Ambassador to the UN Rodney Charles (Photo: Express)
We wrote our Government. We faxed. We called. We e-mailed. The Foreign Ministry. The UN mission. We thought we could rely on the People’s Partnership campaign promise that “foreign policy and its implementation must be guided by the principles of good governance, i.e. transparency, accountability, participation and effective representation”. Or their commitment to foreign policy objectives that pursue “the sustainable human development and human security of all the people of T&T”. Or their plan to pursue six targeted priorities at the UN, one of them human rights.
But no one could tell us how our country would vote when the UN decided yesterday whether to restore a reference to sexual orientation in a resolution about protecting people from being killed for who they are. A bloc of Arab and African nations had got narrow support to remove the specific reference in a committee vote in November. Trinidad & Tobago had abstained then. The vote had received a lot of negative attention.

Foreign Minister Suruj Rambachan (UNC-Tabaquite)
Other than St. Lucia, every other country in the region changed its vote on the issue in a positive direction when pressed to take a stand for the second vote yesterday. A majority of Caribbean nations – Antigua, the Bahamas, Barbados, Belize, Dominica, the Dominican Republic, Grenada and St. Kitts-Nevis – voted Yes to including attention to sexual orientation in the resolution! And Jamaica and Belize sent clear messages to their GLBT communities well before the vote that they would not oppose the inclusion of sexual orientation. Aren’t you proud? Of Caribbean governments. And of the calibre of GLBT advocacy in the region.
But we’re a bit ashamed of our own government. The nation with one of the most vibrant GLBT communities in the region – and, we’re sure, gay Members of Parliament – sat on the fence and abstained, again. What reason could we have; and who will explain it?
However, to our delight, an African nation has a lesson for us. Rwanda understands how critically important human rights are, and what extrajudicial executions mean. And their UN delegation told their colleagues what cynically leaving sexual orientation out of the resolution for political or “cultural” reasons would do. Imagine if our Government had shown international leadership like that: sigh! Read below or listen at 01:16:39.

Olivier Nduhungirehe, First Counsellor at Rwanda’s Permanent Mission to the United Nations, explains his country’s vote in the General Assembly on December 21, 2010 to support an amendment restoring sexual orientation to the language of a resolution condemning extrajudicial, summary and arbitrary executions.
Thank you, sir, for giving me the floor. Rwanda would like to explain its vote on this amendment submitted by the United States.

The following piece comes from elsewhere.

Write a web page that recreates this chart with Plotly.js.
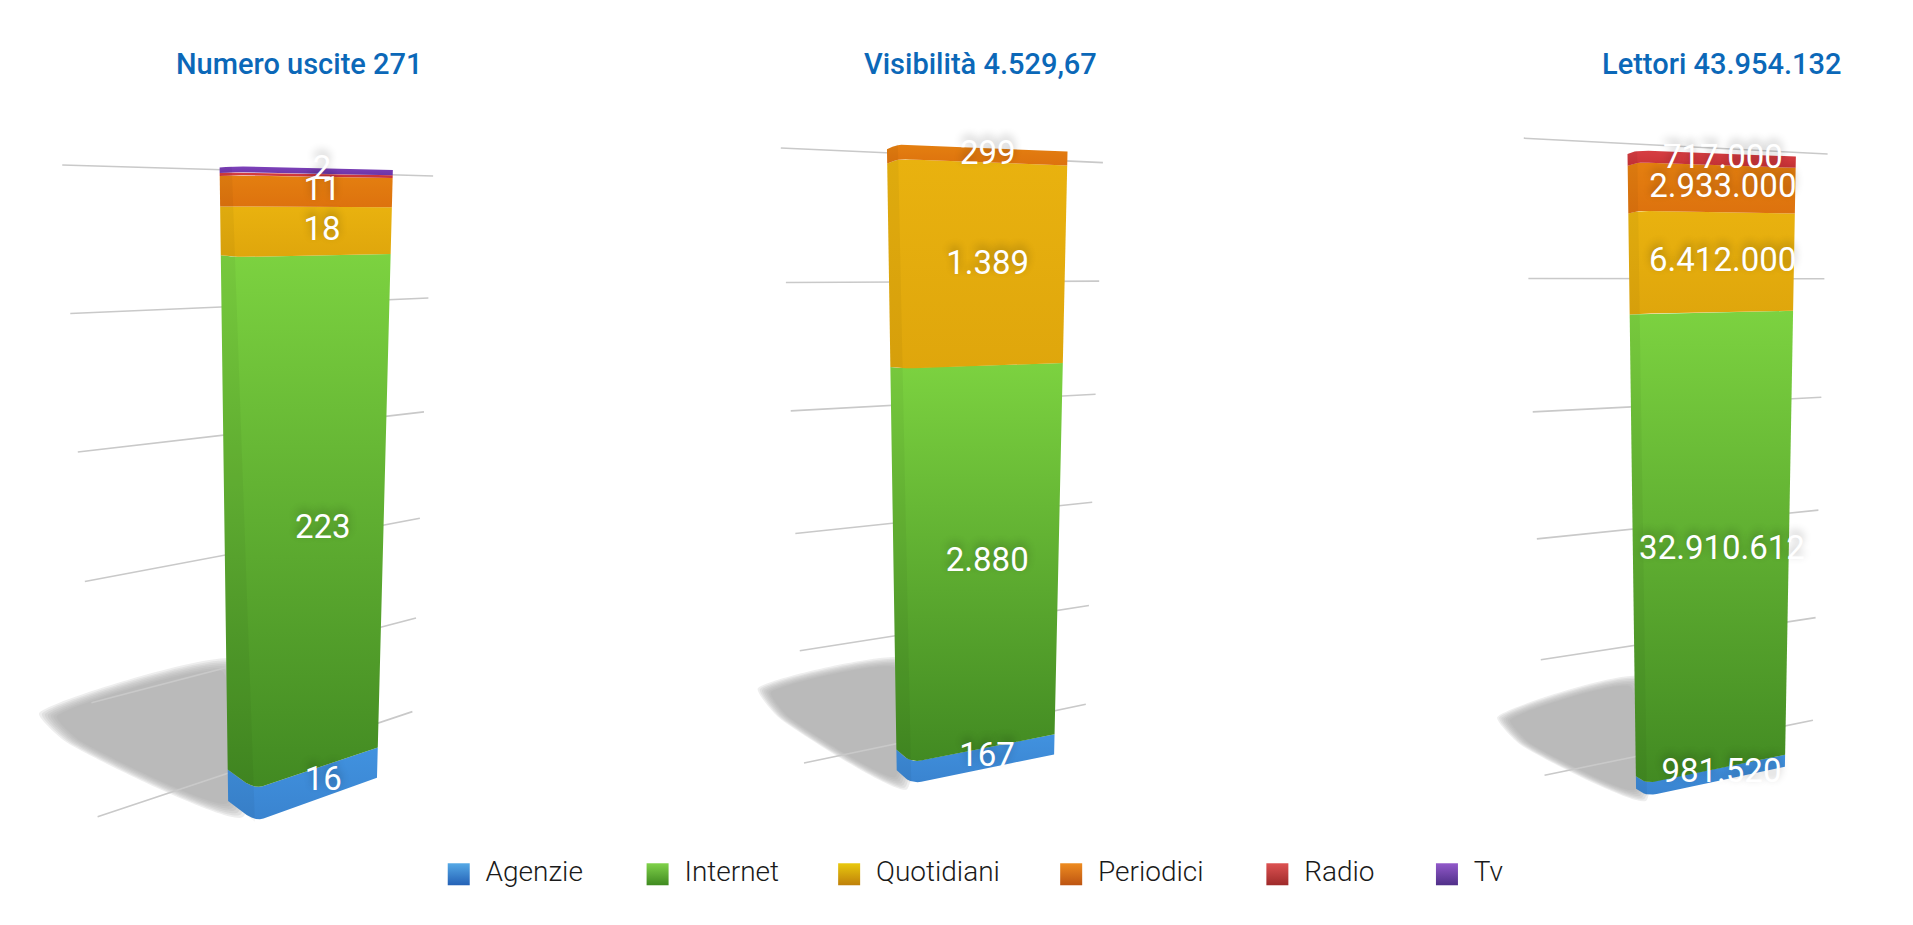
<!DOCTYPE html>
<html><head><meta charset="utf-8">
<script src="https://cdn.plot.ly/plotly-3.0.1.min.js"></script>
<style>html,body{margin:0;padding:0;background:#fff;overflow:hidden}#c{width:1913px;height:925px}</style>
</head><body><div id="c"></div>
<script>
const categories = ['Agenzie','Internet','Quotidiani','Periodici','Radio','Tv'];
const panelTitles = ['Numero uscite 271','Visibilità 4.529,67','Lettori 43.954.132'];
const usciteValues = [16,223,18,11,1,2];
const visibilitaValues = [167,2880,1389,93.67,0,0];
const lettoriValues = [981520,32910612,6412000,2933000,717000,0];
const usciteLabels = ['16','223','18','11','','2'];
const visibilitaLabels = ['167','2.880','1.389','299','',''];
const lettoriLabels = ['981.520','32.910.612','6.412.000','2.933.000','717.000',''];
const gridLevels = [0,0.2,0.4,0.6,0.8,1];

// colours: [top, bottom]
const barColors = [['#4192df','#3a84d0'],['#7cd240','#428a22'],['#e9b20f','#dfa60c'],['#e47f10','#dd720e'],['#d63e42','#c83236'],['#7d41ba','#6c35a6']];
const keyColors = [['#55a9e6','#2461b6'],['#80d24a','#3f8a20'],['#e9c90e','#bf800a'],['#ee8c20','#bd5412'],['#dd5252','#9e2a2a'],['#9259ca','#4f2f88']];

// view geometry in the drawing space of the axes
const views = [
 {total:271, k:1.2, lab:.56, titleX:245,
  L0:[187,655],L1:[180,137],M0:[209,672],M1:[190,136],R0:[309,636],R1:[322,139],
  gL0:[80,668],gL1:[51,135],gR0:[338,582],gR1:[355,144],gk:1.18,
  sh:[[188,545],[40,585],[60,606],[192,662]]},
 {total:4529.67, k:1.11, lab:.53, titleX:804,
  L0:[735,630],L1:[727,122],M0:[747,641],M1:[736,118],R0:[864,617],R1:[875,124],
  gL0:[659,624],gL1:[640,121],gR0:[890,576],gR1:[904,133],gk:1.12,
  sh:[[738,543],[627,565],[642,586],[738,640]]},
 {total:43954132, k:1.14, lab:.54, titleX:1411,
  L0:[1341,645],L1:[1334,126],M0:[1350,651],M1:[1342,123],R0:[1463,627],R1:[1472,128],
  gL0:[1266,634],gL1:[1249,113],gR0:[1486,589],gR1:[1498,126],gk:1.13,
  sh:[[1340,558],[1233,588],[1250,608],[1344,650]]}
];
const series = [usciteValues,visibilitaValues,lettoriValues];
const labels = [usciteLabels,visibilitaLabels,lettoriLabels];

const lerp=(a,b,t)=>[a[0]+(b[0]-a[0])*t,a[1]+(b[1]-a[1])*t];
const persp=(f,k)=>f/(f+(1-f)*k);
function section(g,t){
  const L=lerp(g.L0,g.L1,t),M=lerp(g.M0,g.M1,t),R=lerp(g.R0,g.R1,t);
  const a=lerp(L,M,.5),c=lerp(M,R,.07),pts=[L];
  for(let s=0;s<=1.001;s+=.2){pts.push(lerp(lerp(a,M,s),lerp(M,c,s),s));}
  pts.push(R);return pts;
}
const traces=[];
const poly=(pts,extra)=>Object.assign({x:pts.map(p=>p[0]).concat(pts[0][0]),y:pts.map(p=>p[1]).concat(pts[0][1]),
  mode:'lines',line:{width:0},fill:'toself',hoverinfo:'skip',showlegend:false},extra);

views.forEach((g,i)=>{
  // floor shadow, soft edge from stacked layers
  const c=g.sh.reduce((a,p)=>[a[0]+p[0]/4,a[1]+p[1]/4],[0,0]);
  [1.1,1.07,1.04,1.01,.98,.95,.92].forEach(s=>{
    traces.push(poly(g.sh.map(p=>[c[0]+(p[0]-c[0])*s,c[1]+(p[1]-c[1])*s]),
      {fillcolor:'rgba(170,170,170,.2)',line:{width:0,shape:'spline',smoothing:.5}}));
  });
  // grid
  gridLevels.forEach(f=>{
    const t=persp(f,g.gk),a=lerp(g.gL0,g.gL1,t),b=lerp(g.gR0,g.gR1,t);
    traces.push({x:[a[0],b[0]],y:[a[1],b[1]],mode:'lines',line:{color:'#c9c9c9',width:1.6},hoverinfo:'skip',showlegend:false});
  });
  // stacked segments
  let acc=0;const labX=[],labY=[],labT=[];
  series[i].forEach((v,j)=>{
    if(!v)return;
    const f0=acc/g.total,t0=persp(f0,g.k);acc+=v;const f1=Math.min(acc/g.total,1),t1=persp(f1,g.k);
    const low=section(g,t0),up=section(g,t1).reverse();
    traces.push(poly(low.concat(up),{fillcolor:barColors[j][0],name:categories[j],
      fillgradient:{type:'vertical',colorscale:[[0,barColors[j][1]],[1,barColors[j][0]]]}}));
    const tm=persp((f0+f1)/2,g.k),m=lerp(lerp(g.M0,g.M1,tm),lerp(g.R0,g.R1,tm),g.lab);
    if(labels[i][j]){labX.push(m[0]);labY.push(m[1]);labT.push(labels[i][j]);}
  });
  // left face tint
  traces.push(poly([g.L0,g.L1,g.M1,g.M0],{fillcolor:'rgba(0,0,0,.04)'}));
  traces.push({x:labX,y:labY,text:labT,mode:'text',textposition:'middle center',hoverinfo:'skip',showlegend:false,
    textfont:{family:'Roboto',size:33,color:'#ffffff',shadow:'0px -4px 8px rgba(0,0,0,.3)'}});
});

// key
const keyX=[367,530,687,869,1038,1177];
categories.forEach((c,j)=>{
  traces.push({x:[keyX[j]+9],y:[715],mode:'markers',hoverinfo:'skip',showlegend:false,
    marker:{symbol:'square',size:22,color:keyColors[j][0],gradient:{type:'vertical',color:keyColors[j][1]},line:{width:0}}});
  traces.push({x:[keyX[j]+31],y:[715],text:[c],mode:'text',textposition:'middle right',hoverinfo:'skip',showlegend:false,
    textfont:{family:'Roboto',weight:300,size:28,color:'#1a1a1a'}});
});

const layout={width:1913,height:925,margin:{l:0,r:0,t:0,b:0},paper_bgcolor:'#fff',plot_bgcolor:'#fff',showlegend:false,
  xaxis:{range:[0,1568],visible:false,fixedrange:true},yaxis:{range:[756.5,0],visible:false,fixedrange:true},
  annotations:views.map((g,i)=>({x:g.titleX,y:52,xref:'x',yref:'y',text:panelTitles[i],showarrow:false,xanchor:'center',yanchor:'middle',
    font:{family:'Roboto',size:29,weight:500,color:'#0b68b8'}}))};
Plotly.newPlot('c',traces,layout,{displayModeBar:false,staticPlot:true});
</script></body></html>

Sexual orientation, sir, is a concept which sparks very animated debate in the international level, at the national level, even within our families. It relates to our respective cultures, our way of living, or our religions. This debate generally relates to the definition of this concept of sexual orientation, also the criminalization of such practices, and family rights that have to be granted to people who have a different sexual orientation. This is a complex issue, and no definitive decisions have been taken internationally, and within states or even continents there are very conflicting, seemingly irreconcilable positions. Rwanda feels that sexual orientations of our compatriots is a totally private matter where states cannot intervene, either to award new rights or to discriminate or criminalize those who have such an orientation.

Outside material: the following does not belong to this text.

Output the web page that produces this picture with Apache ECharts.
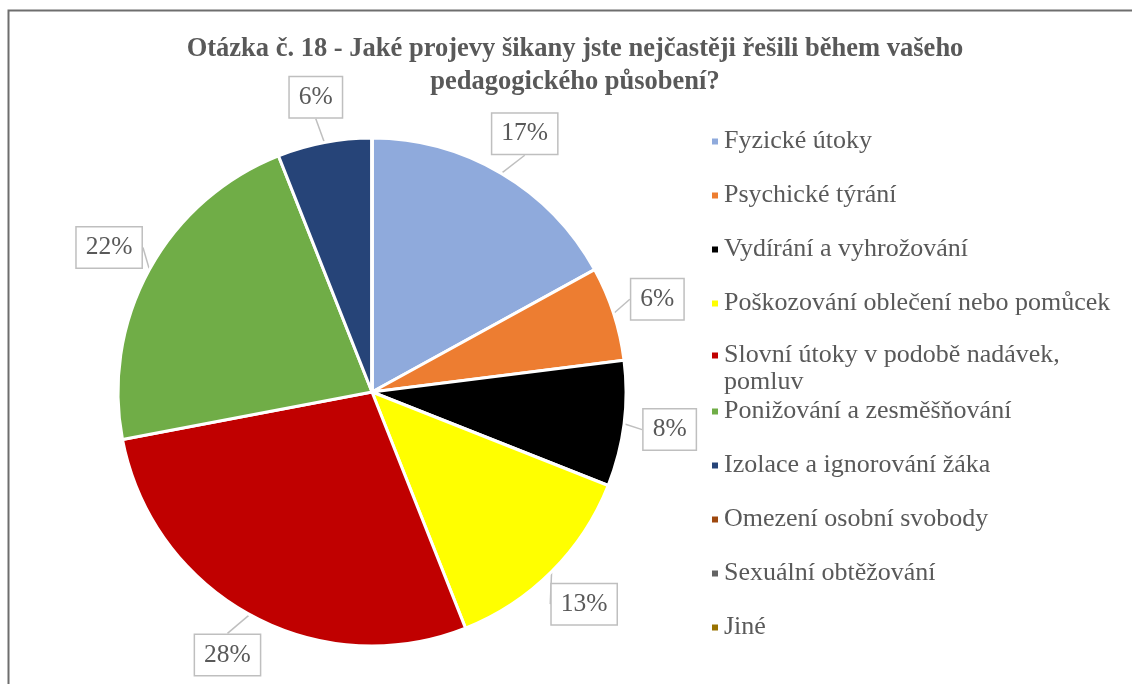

But the matter before us now is very different, sir. Here the General Assembly of the United Nations is called upon, not to grant family rights to people with a different sexual orientation, not to give an opinion on the criminalization of such practices, but to decide whether such men and women have the right to life. Sir, in listing specific groups such as national or racial or ethnic or religious or linguistic or even political or ideological or professional groups, the authors of this resolution on extrajudicial, summary or arbitrary execution have clearly wished to draw attention to high-risk groups that are frequently the target of murder, assassination or execution. We wish to alert states to the vulnerability of such groups and the reality of the crimes committed against them, and to call for prosecution of authors of such acts. Whether or not the concept is defined or not, whether or not we support the claims of people with a different sexual orientation, whether or not we approve of their sexual practices – but we must deal with the urgency of these matters and recognize that these people continue to be the target of murder in many of our societies, and they are more at risk than many of the other groups listed. This is unfortunately true, and recognizing this is not a call to give them special rights; it’s just recognition of a crime, that their fundamental rights, their right to life should not be refused. But to refuse to recognize this reality for legal or ideological or cultural reasons will have the consequence of continuing to hide our heads in the sand and to fail to alert states to these situations that break families. Believe me, sir, that a human group doesn’t need to be legally defined to be the victim of execution or massacre, since those who target their members have previously defined them. Rwanda has experienced this sixteen years ago indeed, and for this reason our delegation will vote for the amendment, and calls on other delegations to do likewise.